▸ **DIRECTIVE**: Omit all images, then return the remaining material exactly as it stands.

▸ **RAW DATA**:
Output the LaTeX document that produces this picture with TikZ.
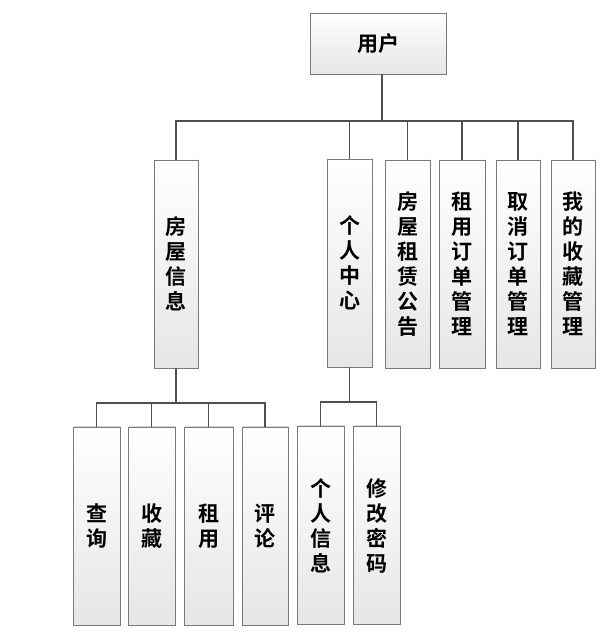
\documentclass[tikz,border=0pt]{standalone}
\usepackage{fontspec}
\newfontfamily\cjk{Noto Sans CJK SC}[BoldFont={* Bold}]
\usetikzlibrary{shadows}
\definecolor{linec}{HTML}{505050}
\definecolor{boxc}{HTML}{7A7A7A}
\definecolor{botc}{HTML}{E6E6E6}
\tikzset{
  box/.style={draw=boxc, line width=0.9pt, top color=white, bottom color=botc,
    inner sep=0pt, align=center,
    font=\cjk\bfseries\fontsize{21}{25}\selectfont,
    drop shadow={shadow xshift=1.2pt, shadow yshift=1.2pt, opacity=0.25, fill=black!60}},
  tall/.style={box, minimum width=44pt, minimum height=208pt},
  low/.style={box, minimum width=47pt, minimum height=198pt},
  conn/.style={draw=linec, line width=1.2pt}
}
\begin{document}
\begin{tikzpicture}[x=1pt,y=-1pt]
\useasboundingbox (0,0) rectangle (600,639);
\node[box, minimum width=136pt, minimum height=61pt] (top) at (378,43.5) {用户};
% level 2
\node[tall] (fwxx) at (176,264) {房\\屋\\信\\息};
\node[tall, minimum width=45pt] (grzx) at (349.5,263) {个\\人\\中\\心};
\node[tall, minimum width=45pt] (gg) at (407.5,264) {房\\屋\\租\\赁\\公\\告};
\node[tall, minimum width=46pt] (zy) at (462,264) {租\\用\\订\\单\\管\\理};
\node[tall] (qx) at (518,264) {取\\消\\订\\单\\管\\理};
\node[tall] (sc) at (573,264) {我\\的\\收\\藏\\管\\理};
% level 3
\node[low] (cx) at (96.5,526) {查\\询};
\node[low] (scz) at (151.5,526) {收\\藏};
\node[low, minimum width=49pt] (zyy) at (208.5,526) {租\\用};
\node[low, minimum width=46pt] (pl) at (265,526) {评\\论};
\node[low] (grxx) at (320.5,525.5) {个\\人\\信\\息};
\node[low] (xgmm) at (376.5,525.5) {修\\改\\密\\码};
% buses
\coordinate (b1) at (0,121);
\coordinate (b2) at (0,403);
\coordinate (b3) at (0,402);
\coordinate (t1) at ([xshift=4pt]top.south);
\draw[conn] (t1) -- (t1 |- b1);
\foreach \c in {fwxx,grzx,gg,zy,qx,sc}
  \draw[conn] (\c.north) -- (\c.north |- b1) -- (t1 |- b1);
\draw[conn] (fwxx.south) -- (fwxx.south |- b2);
\foreach \c in {cx,scz,zyy,pl}
  \draw[conn] (\c.north) -- (\c.north |- b2) -- (fwxx.south |- b2);
\draw[conn] (grzx.south) -- (grzx.south |- b3);
\foreach \c in {grxx,xgmm}
  \draw[conn] (\c.north) -- (\c.north |- b3) -- (grzx.south |- b3);
\end{tikzpicture}
\end{document}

▸ **ANSWER TO THE PROBLEM**:
Output the LaTeX document that produces this picture with TikZ.
\documentclass[tikz,border=0pt]{standalone}
\usepackage{fontspec}
\newfontfamily\cjk{Noto Sans CJK SC}[BoldFont={* Bold}]
\usetikzlibrary{shadows}
\definecolor{linec}{HTML}{505050}
\definecolor{boxc}{HTML}{7A7A7A}
\definecolor{botc}{HTML}{E6E6E6}
\tikzset{
  box/.style={draw=boxc, line width=0.9pt, top color=white, bottom color=botc,
    inner sep=0pt, align=center,
    font=\cjk\bfseries\fontsize{21}{25}\selectfont,
    drop shadow={shadow xshift=1.2pt, shadow yshift=1.2pt, opacity=0.25, fill=black!60}},
  tall/.style={box, minimum width=44pt, minimum height=208pt},
  low/.style={box, minimum width=47pt, minimum height=198pt},
  conn/.style={draw=linec, line width=1.2pt}
}
\begin{document}
\begin{tikzpicture}[x=1pt,y=-1pt]
\useasboundingbox (0,0) rectangle (600,639);
\node[box, minimum width=136pt, minimum height=61pt] (top) at (378,43.5) {用户};
% level 2
\node[tall] (fwxx) at (176,264) {房\\屋\\信\\息};
\node[tall, minimum width=45pt] (grzx) at (349.5,263) {个\\人\\中\\心};
\node[tall, minimum width=45pt] (gg) at (407.5,264) {房\\屋\\租\\赁\\公\\告};
\node[tall, minimum width=46pt] (zy) at (462,264) {租\\用\\订\\单\\管\\理};
\node[tall] (qx) at (518,264) {取\\消\\订\\单\\管\\理};
\node[tall] (sc) at (573,264) {我\\的\\收\\藏\\管\\理};
% level 3
\node[low] (cx) at (96.5,526) {查\\询};
\node[low] (scz) at (151.5,526) {收\\藏};
\node[low, minimum width=49pt] (zyy) at (208.5,526) {租\\用};
\node[low, minimum width=46pt] (pl) at (265,526) {评\\论};
\node[low] (grxx) at (320.5,525.5) {个\\人\\信\\息};
\node[low] (xgmm) at (376.5,525.5) {修\\改\\密\\码};
% buses
\coordinate (b1) at (0,121);
\coordinate (b2) at (0,403);
\coordinate (b3) at (0,402);
\coordinate (t1) at ([xshift=4pt]top.south);
\draw[conn] (t1) -- (t1 |- b1);
\foreach \c in {fwxx,grzx,gg,zy,qx,sc}
  \draw[conn] (\c.north) -- (\c.north |- b1) -- (t1 |- b1);
\draw[conn] (fwxx.south) -- (fwxx.south |- b2);
\foreach \c in {cx,scz,zyy,pl}
  \draw[conn] (\c.north) -- (\c.north |- b2) -- (fwxx.south |- b2);
\draw[conn] (grzx.south) -- (grzx.south |- b3);
\foreach \c in {grxx,xgmm}
  \draw[conn] (\c.north) -- (\c.north |- b3) -- (grzx.south |- b3);
\end{tikzpicture}
\end{document}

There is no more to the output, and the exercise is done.